_Given problem_. Leave out all pictures. Return exactly the lines from the top of the material through the line containing "2, 2, 2, 2, 2];".

_Recorded information_.
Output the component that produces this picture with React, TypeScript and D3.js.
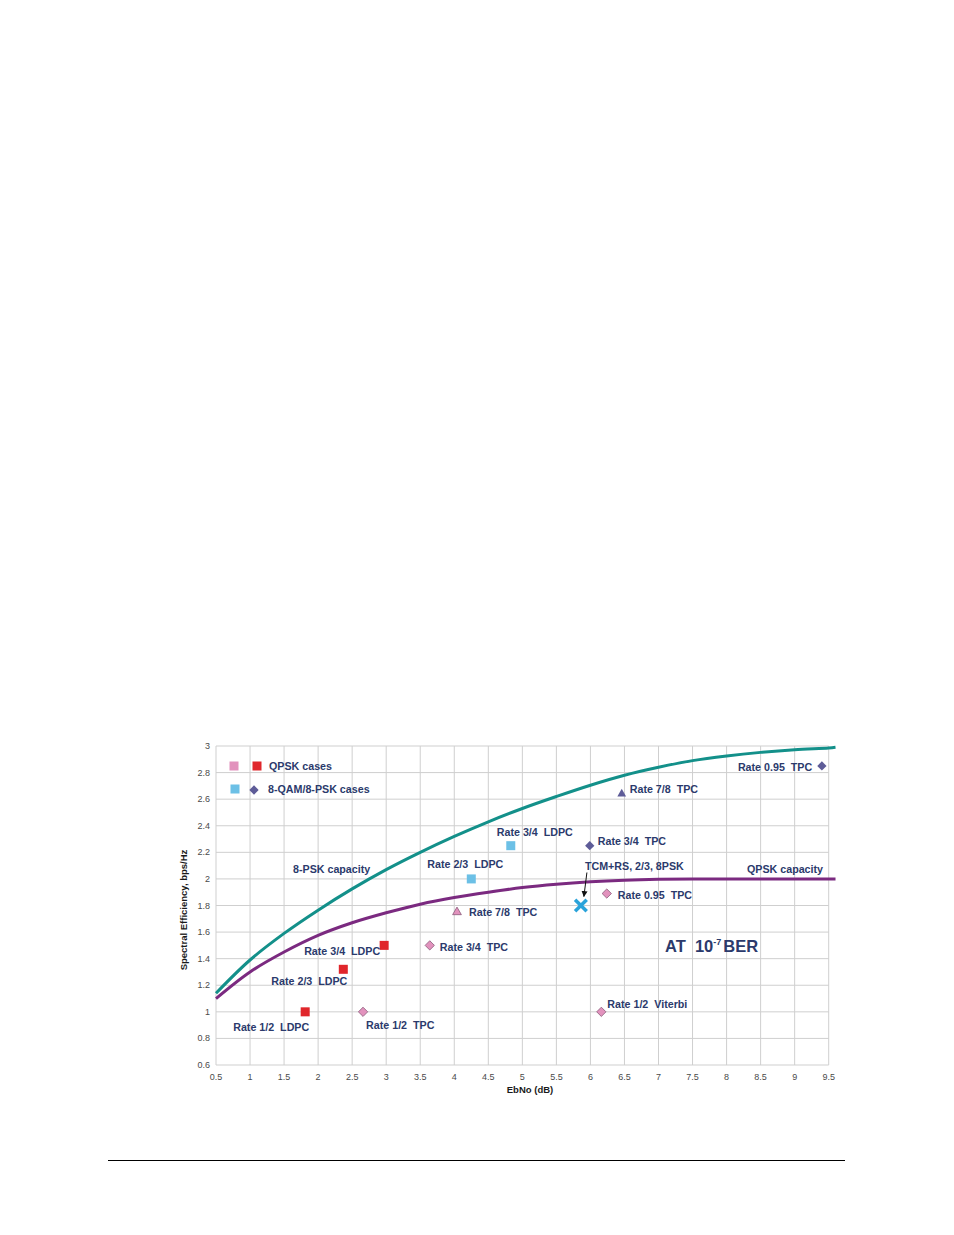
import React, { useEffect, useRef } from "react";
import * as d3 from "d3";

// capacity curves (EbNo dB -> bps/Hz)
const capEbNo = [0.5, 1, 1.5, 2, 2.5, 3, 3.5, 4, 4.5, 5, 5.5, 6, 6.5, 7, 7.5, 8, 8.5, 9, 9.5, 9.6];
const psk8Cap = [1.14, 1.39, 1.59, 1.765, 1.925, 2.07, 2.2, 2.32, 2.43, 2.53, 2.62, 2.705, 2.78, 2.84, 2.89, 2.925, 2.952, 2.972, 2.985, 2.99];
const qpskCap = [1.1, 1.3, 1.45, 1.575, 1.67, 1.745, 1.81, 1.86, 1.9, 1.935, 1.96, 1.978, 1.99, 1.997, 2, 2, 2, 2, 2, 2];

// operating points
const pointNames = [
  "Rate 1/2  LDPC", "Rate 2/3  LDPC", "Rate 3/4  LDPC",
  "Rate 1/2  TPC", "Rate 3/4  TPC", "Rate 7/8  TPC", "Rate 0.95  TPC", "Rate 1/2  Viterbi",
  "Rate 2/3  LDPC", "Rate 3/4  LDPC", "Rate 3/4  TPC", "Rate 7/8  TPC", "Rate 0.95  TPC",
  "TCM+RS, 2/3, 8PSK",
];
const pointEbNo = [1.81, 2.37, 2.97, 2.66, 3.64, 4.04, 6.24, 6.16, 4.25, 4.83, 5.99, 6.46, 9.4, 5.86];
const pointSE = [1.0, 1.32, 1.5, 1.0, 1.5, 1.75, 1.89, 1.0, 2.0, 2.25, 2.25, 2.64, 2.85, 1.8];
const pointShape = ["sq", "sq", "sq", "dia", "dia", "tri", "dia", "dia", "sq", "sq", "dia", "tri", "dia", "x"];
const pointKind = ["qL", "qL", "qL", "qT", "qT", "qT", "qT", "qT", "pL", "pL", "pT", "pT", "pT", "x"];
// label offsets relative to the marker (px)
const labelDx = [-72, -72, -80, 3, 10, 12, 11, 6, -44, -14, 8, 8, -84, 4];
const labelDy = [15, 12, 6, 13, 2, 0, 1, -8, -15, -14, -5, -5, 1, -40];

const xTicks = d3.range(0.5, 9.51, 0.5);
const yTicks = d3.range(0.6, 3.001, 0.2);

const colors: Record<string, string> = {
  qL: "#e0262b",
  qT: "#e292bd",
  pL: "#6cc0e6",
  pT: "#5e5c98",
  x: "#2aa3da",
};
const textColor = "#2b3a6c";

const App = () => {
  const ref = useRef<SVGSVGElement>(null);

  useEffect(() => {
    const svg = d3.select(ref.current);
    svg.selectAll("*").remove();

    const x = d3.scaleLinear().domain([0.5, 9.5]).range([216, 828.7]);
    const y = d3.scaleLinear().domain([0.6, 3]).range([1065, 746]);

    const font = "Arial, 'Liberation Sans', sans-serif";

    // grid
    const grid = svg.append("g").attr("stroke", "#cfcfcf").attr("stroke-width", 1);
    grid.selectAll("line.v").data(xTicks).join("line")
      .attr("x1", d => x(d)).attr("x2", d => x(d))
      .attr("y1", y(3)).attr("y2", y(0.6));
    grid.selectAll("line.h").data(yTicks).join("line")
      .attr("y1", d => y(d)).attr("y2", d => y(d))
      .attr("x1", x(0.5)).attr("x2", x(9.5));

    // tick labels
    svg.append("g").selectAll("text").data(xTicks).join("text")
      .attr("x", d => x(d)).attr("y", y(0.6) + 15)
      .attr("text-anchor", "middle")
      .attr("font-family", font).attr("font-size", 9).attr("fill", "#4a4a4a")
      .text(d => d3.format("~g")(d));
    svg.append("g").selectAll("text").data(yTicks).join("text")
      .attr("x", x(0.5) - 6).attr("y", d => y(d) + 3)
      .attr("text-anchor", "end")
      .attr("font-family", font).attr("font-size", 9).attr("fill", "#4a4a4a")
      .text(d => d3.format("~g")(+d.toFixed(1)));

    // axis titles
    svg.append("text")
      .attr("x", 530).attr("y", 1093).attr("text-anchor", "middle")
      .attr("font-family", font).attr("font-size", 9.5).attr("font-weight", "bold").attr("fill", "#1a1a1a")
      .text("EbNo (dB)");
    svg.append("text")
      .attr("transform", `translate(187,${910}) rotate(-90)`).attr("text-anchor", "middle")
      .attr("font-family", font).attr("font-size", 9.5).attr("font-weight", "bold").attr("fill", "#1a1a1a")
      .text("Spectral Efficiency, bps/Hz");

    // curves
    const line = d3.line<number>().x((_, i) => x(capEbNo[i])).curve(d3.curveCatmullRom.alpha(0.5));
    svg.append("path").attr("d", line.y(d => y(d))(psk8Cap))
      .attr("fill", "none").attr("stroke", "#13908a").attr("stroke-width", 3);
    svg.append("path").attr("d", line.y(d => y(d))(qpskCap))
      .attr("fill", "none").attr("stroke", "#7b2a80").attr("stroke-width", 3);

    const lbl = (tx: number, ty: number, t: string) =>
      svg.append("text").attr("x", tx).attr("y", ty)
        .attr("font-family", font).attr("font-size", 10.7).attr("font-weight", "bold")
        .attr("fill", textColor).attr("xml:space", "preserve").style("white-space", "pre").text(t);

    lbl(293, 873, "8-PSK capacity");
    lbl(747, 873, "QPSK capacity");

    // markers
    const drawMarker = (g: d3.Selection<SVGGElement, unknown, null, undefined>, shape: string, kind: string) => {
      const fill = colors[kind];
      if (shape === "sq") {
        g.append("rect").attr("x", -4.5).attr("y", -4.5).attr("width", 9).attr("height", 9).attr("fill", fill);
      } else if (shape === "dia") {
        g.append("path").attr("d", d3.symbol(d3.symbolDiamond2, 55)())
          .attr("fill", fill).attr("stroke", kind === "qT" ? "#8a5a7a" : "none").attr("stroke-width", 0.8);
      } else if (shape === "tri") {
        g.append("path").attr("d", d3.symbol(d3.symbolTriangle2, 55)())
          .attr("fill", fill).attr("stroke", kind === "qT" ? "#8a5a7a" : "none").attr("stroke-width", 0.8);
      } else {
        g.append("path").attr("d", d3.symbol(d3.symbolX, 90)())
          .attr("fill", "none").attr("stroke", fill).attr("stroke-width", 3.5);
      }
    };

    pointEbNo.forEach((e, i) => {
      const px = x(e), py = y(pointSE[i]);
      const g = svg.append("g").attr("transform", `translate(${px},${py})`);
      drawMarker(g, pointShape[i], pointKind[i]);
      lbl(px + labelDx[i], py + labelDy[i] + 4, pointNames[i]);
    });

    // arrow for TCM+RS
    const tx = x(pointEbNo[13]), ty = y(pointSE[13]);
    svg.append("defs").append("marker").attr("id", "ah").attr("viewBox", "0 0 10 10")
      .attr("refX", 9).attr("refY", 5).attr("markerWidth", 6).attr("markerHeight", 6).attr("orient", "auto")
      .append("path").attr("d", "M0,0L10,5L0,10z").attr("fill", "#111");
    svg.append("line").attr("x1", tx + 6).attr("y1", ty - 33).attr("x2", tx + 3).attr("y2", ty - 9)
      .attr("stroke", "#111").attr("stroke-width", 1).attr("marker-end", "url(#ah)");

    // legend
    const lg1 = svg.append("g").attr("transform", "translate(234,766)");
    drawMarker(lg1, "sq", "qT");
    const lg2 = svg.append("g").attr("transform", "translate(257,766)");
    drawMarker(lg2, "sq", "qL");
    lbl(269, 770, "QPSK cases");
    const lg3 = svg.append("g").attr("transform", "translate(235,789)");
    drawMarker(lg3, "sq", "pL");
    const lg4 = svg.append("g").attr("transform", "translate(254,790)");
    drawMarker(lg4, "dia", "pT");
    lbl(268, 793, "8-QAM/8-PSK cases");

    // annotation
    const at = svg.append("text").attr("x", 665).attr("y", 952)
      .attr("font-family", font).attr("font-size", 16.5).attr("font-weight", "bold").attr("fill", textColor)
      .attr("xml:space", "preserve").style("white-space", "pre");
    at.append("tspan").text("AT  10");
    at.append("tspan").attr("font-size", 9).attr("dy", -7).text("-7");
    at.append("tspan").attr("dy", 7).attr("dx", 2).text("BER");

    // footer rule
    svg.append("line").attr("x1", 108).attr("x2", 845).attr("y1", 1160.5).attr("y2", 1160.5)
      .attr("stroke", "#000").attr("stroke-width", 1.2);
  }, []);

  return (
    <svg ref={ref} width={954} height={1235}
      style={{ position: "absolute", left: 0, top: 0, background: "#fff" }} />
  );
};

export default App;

_Response to this task_.
Output the component that produces this picture with React, TypeScript and D3.js.
import React, { useEffect, useRef } from "react";
import * as d3 from "d3";

// capacity curves (EbNo dB -> bps/Hz)
const capEbNo = [0.5, 1, 1.5, 2, 2.5, 3, 3.5, 4, 4.5, 5, 5.5, 6, 6.5, 7, 7.5, 8, 8.5, 9, 9.5, 9.6];
const psk8Cap = [1.14, 1.39, 1.59, 1.765, 1.925, 2.07, 2.2, 2.32, 2.43, 2.53, 2.62, 2.705, 2.78, 2.84, 2.89, 2.925, 2.952, 2.972, 2.985, 2.99];
const qpskCap = [1.1, 1.3, 1.45, 1.575, 1.67, 1.745, 1.81, 1.86, 1.9, 1.935, 1.96, 1.978, 1.99, 1.997, 2, 2, 2, 2, 2, 2];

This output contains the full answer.